No está claro si el personaje del que hablaremos hoy fue uno de estos disciplinados majaras de ojos azules, o si el hecho de pertenecer al partido nazi, luego a las SA y más tarde a las SS tuvo algo que ver con que nuestro hombre terminase de maestro del líder espiritual y temporal de los tibetanos. Lo cierto es que, Heinrich Harrer, al que Brad Pitt interpretó en la película Siete Años en el Tíbet –adaptación del libro más famoso del austriaco- sufrió una transformación total durante su estancia en Lhasa. Estancia durante la cual pasó de ser, como si dijéramos, un émulo de Darth Vader, a engrosar las filas de los pacíficos caballeros Jedi que siguen con orden y concierto los caminos de la fuerza.

Harrer nació pocos meses después de que el Titanic se fuera al fondo del mar en Hüttenberg, Carintia. Entre los años 1933 y 1938 estudió Geografía en la Universidad de Graz y allí, durante aquellos convulsos años, destacó pronto en la práctica deportiva. Compitió en los juegos olímpicos de invierno de 1936, que se celebraron en la localidad alemana de Garmisch-Partenkirchen. A pesar de que lo que él mismo solía contar, no ganó nunca una medalla olímpica –le perdonaremos la mentirijilla-.

En 1933 se hizo miembro del partido de la cruz gamada y el principio de la guerra le pilló en el norte de la India -¿Haciendo qué? No está del todo claro-. Los ingleses, al ver su pasaporte, le apresan y le tienen a la sombra hasta 1944, momento en el que Harrer y su compañero Peter Aufschneiter consiguen fugarse y, durante 21 meses, consiguen la enorme hazaña de recorrer 2500 kilómetros por aldeas perdidas. Harrer y Aufschneiter aprenden tibetano –no les queda otra, la necesidad tiene un pincho- y consiguen llegar a donde pocos europeos han estado hasta entonces: la ciudad prohibida de Lahsa, en donde vive (vivía) el Dalai Lama. El líder de los tibetanos ejercía sobre sus súbditos un poder temporal y teolócrático, muy alejado de los estándares occidentales –por lo menos, desde la edad media- Harrer le enseñó al joven niño-rey algunas cosas sobre Europa y, a cambio, el dalai convenció a Harrer de que ser bueno es un buen negocio para el espíritu.

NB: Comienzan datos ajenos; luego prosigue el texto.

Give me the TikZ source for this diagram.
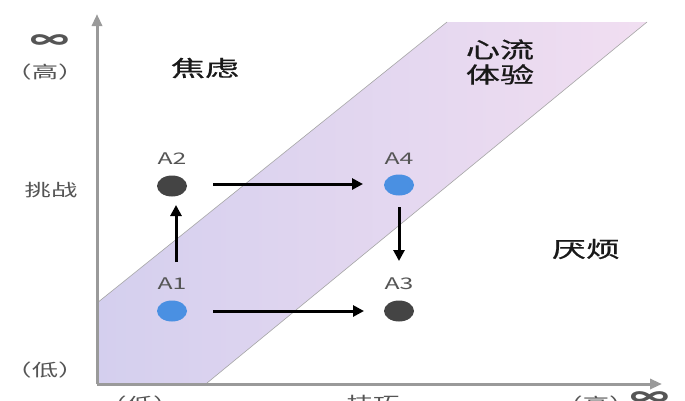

Harrer volvió a Europa en 1952 en donde, borradas por la guerra las huellas de su incómodo pasado, se dedicó, como Leni Riefenstahl, por ejemplo, otra destacada superviviente del nazismo, a explorar todo lo explorable, a escalar todo lo escalable y a forrarse escribiendo libros, al tiempo que reivindicaba –estaba de moda, sigue estándolo- la independencia del Tibet del poder de los malvados chinorris comunistas.

En 1997, el periodista austriaco Gerald Lehner, publicó en la revista alemana Stern un reportaje en el que afirmaba que Harrer, el abuelito del piolet y los mandalas, había sido miembro del partido nazi y de las SS. Al principio, Harrer lo negó todo, pero, al verse enfrentado con el papelamen que acreditaba la historia, no tuvo más remedio que envainarsela.

Su prestigio quedó un poco descascarillado, pero es de suponer que Herr Harrer se lo tomase como un buen discípulo del Dalai: asumiendo que honores y prestigios no son más que ilusiones con las que el Mundo nos tienta para que nos ensuciemos el karma.